|An Akron man allegedly defrauded eBay customers to fund his Internet casino habit. After losing large sums of his own money, Bernard Felber continued to gamble by using the checking accounts of people who purchased items from him on eBay, police said. |
Felber, 61, is accused of losing more than $25,000 of other people's money in three months gambling at online casinos.
Akron police Detective Stan Smith said Felber admitted using the checking accounts for online gambling. Felber was charged with identity fraud.
'I deal with high-technology crime for the department, including online auction fraud and Internet pornography, but this one really surprises me,' Smith said.
According to Smith, Felber bought books, dog leashes and dog collars from vendors, then advertised them on eBay. People from around the country would send personal checks for the items.
Felber would open an account on a casino Web site, using his name and identification. He would use the numbers from the eBay buyers' checks to establish lines of credit.
Several casino Web sites use a pay service based in the British Virgin Islands that allows a maximum of $500 to be spent from a checking account. 'He would use every penny of the $500, and he would get another account from another eBay customer and start over again,' Smith said.
Victims began contacting police after their bank statements showed a $500 withdrawal by the pay service. The banks contacted the pay service and learned that Felber had set up the account, Smith said. He said he was contacted by a man in Vancouver, Wash., in August.
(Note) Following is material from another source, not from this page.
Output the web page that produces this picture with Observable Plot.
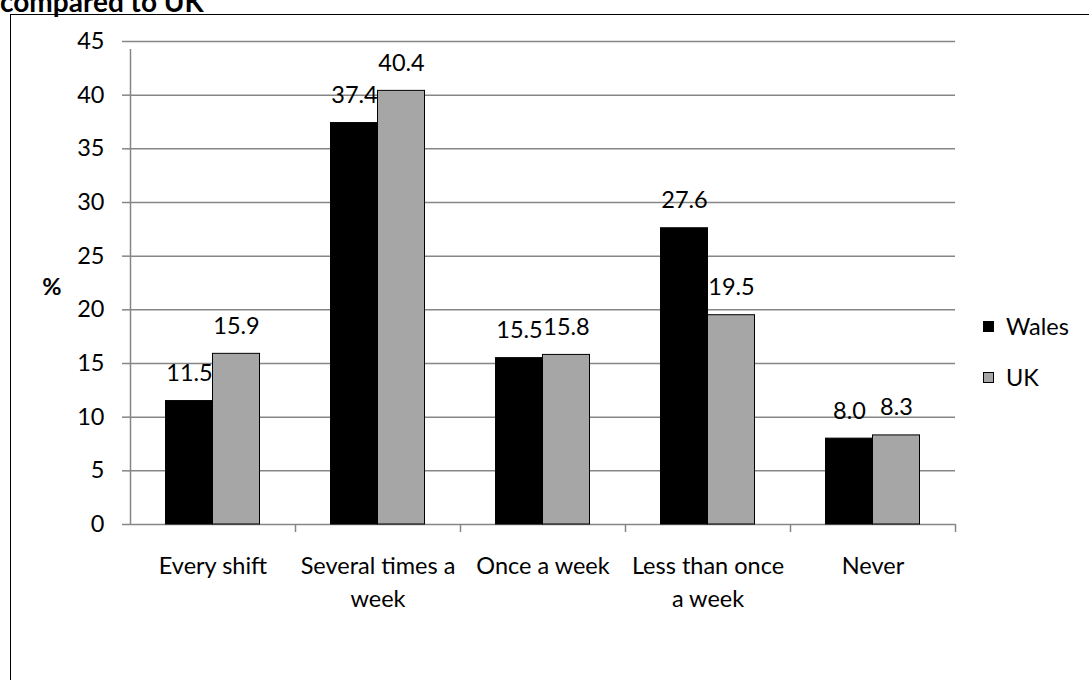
<!DOCTYPE html>
<html>
<head>
<meta charset="utf-8">
<script src="https://cdn.jsdelivr.net/npm/d3@7"></script>
<script src="https://cdn.jsdelivr.net/npm/@observablehq/plot@0.6"></script>
<style>
  html, body { margin: 0; padding: 0; background: #fff; overflow: hidden; }
  body { width: 1089px; height: 680px; position: relative; font-family: Lato, "Open Sans", sans-serif; color: #000; }
  #chart { position: absolute; left: 0; top: 0; }
  #frame { position: absolute; left: 10px; top: 14px; width: 1300px; height: 900px; border: 1.5px solid #000; z-index: 2; }
  #title { position: absolute; left: 0; top: -16px; font-weight: bold; font-size: 28px; line-height: normal; white-space: nowrap; z-index: 3; }
  #ylab { position: absolute; left: 32px; top: 272px; width: 40px; text-align: center; font-weight: bold; font-size: 23.5px; line-height: 28px; z-index: 3; }
  .leg { position: absolute; left: 983px; font-size: 23.5px; line-height: 28px; white-space: nowrap; z-index: 3; }
  .sw { position: absolute; left: 0; top: 8.5px; width: 11px; height: 11px; box-sizing: border-box; border: 1px solid #000; }
  .leg span.t { position: absolute; left: 23px; top: 0; }
</style>
</head>
<body>
<div id="title">compared to UK</div>
<div id="frame"></div>
<div id="chart"></div>
<div id="ylab">%</div>
<div id="legend"></div>
<script>
// ---- data ----
const categories = ["Every shift", "Several times a week", "Once a week", "Less than once a week", "Never"];
const tickLabels = ["Every shift", "Several times a\nweek", "Once a week", "Less than once\na week", "Never"];
const seriesNames = ["Wales", "UK"];
const seriesColors = ["#000000", "#a6a6a6"];
const walesValues = [11.5, 37.4, 15.5, 27.6, 8.0];
const ukValues = [15.9, 40.4, 15.8, 19.5, 8.3];
const yTicks = [0, 5, 10, 15, 20, 25, 30, 35, 40, 45];

const rows = categories.map((c, i) => ({category: c, Wales: walesValues[i], UK: ukValues[i]}));

const font = 23.5;
const grid = "#868686";
const half = 82.5; // half band width in px (band = 165)

const chart = Plot.plot({
  width: 1089,
  height: 680,
  marginLeft: 130,
  marginRight: 134,
  marginTop: 41,
  marginBottom: 156,
  style: {fontFamily: "Lato, 'Open Sans', sans-serif", fontSize: font + "px", color: "#000", background: "transparent", overflow: "visible"},
  x: {domain: categories, padding: 0, axis: null},
  y: {domain: [0, 45], axis: null},
  marks: [
    Plot.ruleY(yTicks, {stroke: grid, strokeWidth: 1.5}),
    Plot.axisY({ticks: yTicks, tickSize: 8, tickPadding: 18, tickFormat: d => String(d), stroke: grid, strokeWidth: 1.5, fill: "#000", fontSize: font, label: null}),
    // y axis line (plus its boundary tick below the baseline)
    Plot.ruleX([categories[0]], {x: d => d, y1: 0, y2: 45, dx: -half, insetBottom: -8, stroke: grid, strokeWidth: 1.5}),
    // category boundary ticks
    Plot.ruleX(categories.slice(1), {x: d => d, y1: 0, y2: 0, dx: -half, insetBottom: -8, stroke: grid, strokeWidth: 1.5}),
    Plot.ruleX([categories[categories.length - 1]], {x: d => d, y1: 0, y2: 0, dx: half, insetBottom: -8, stroke: grid, strokeWidth: 1.5}),
    Plot.barY(rows, {x: "category", y: "Wales", fill: seriesColors[0], stroke: "#000", strokeWidth: 1, insetLeft: 35.5, insetRight: 82.5}),
    Plot.barY(rows, {x: "category", y: "UK", fill: seriesColors[1], stroke: "#000", strokeWidth: 1, insetLeft: 82.5, insetRight: 35.5}),
    Plot.text(rows, {x: "category", y: "Wales", text: d => d.Wales.toFixed(1), dx: -23.5, dy: -20, lineAnchor: "bottom", fill: "#000", fontSize: font}),
    Plot.text(rows, {x: "category", y: "UK", text: d => d.UK.toFixed(1), dx: 23.5, dy: -20, lineAnchor: "bottom", fill: "#000", fontSize: font}),
    Plot.axisX({tickSize: 0, tickPadding: 26, lineHeight: 1.4, fontSize: font, fill: "#000", label: null, tickFormat: d => tickLabels[categories.indexOf(d)]})
  ]
});
document.getElementById("chart").appendChild(chart);

// legend
const legend = document.getElementById("legend");
const legTops = [312, 363];
seriesNames.forEach((name, i) => {
  const row = document.createElement("div");
  row.className = "leg";
  row.style.top = legTops[i] + "px";
  row.innerHTML = `<span class="sw" style="background:${seriesColors[i]}"></span><span class="t">${name}</span>`;
  legend.appendChild(row);
});
</script>
</body>
</html>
It took several months to reach officials in the Virgin Islands and have the pay service release the accounts opened by Felber.
Felber is charged with spending $25,250 from July 27 through Oct. 31. Police took his computer and records from his home, Smith said.
Police have been contacting banks, which have reimbursed their customers the $500 but may seek restitution from Felber, Smith said.
According to Smith, Felber said that he had lost around $100,000 at online casinos.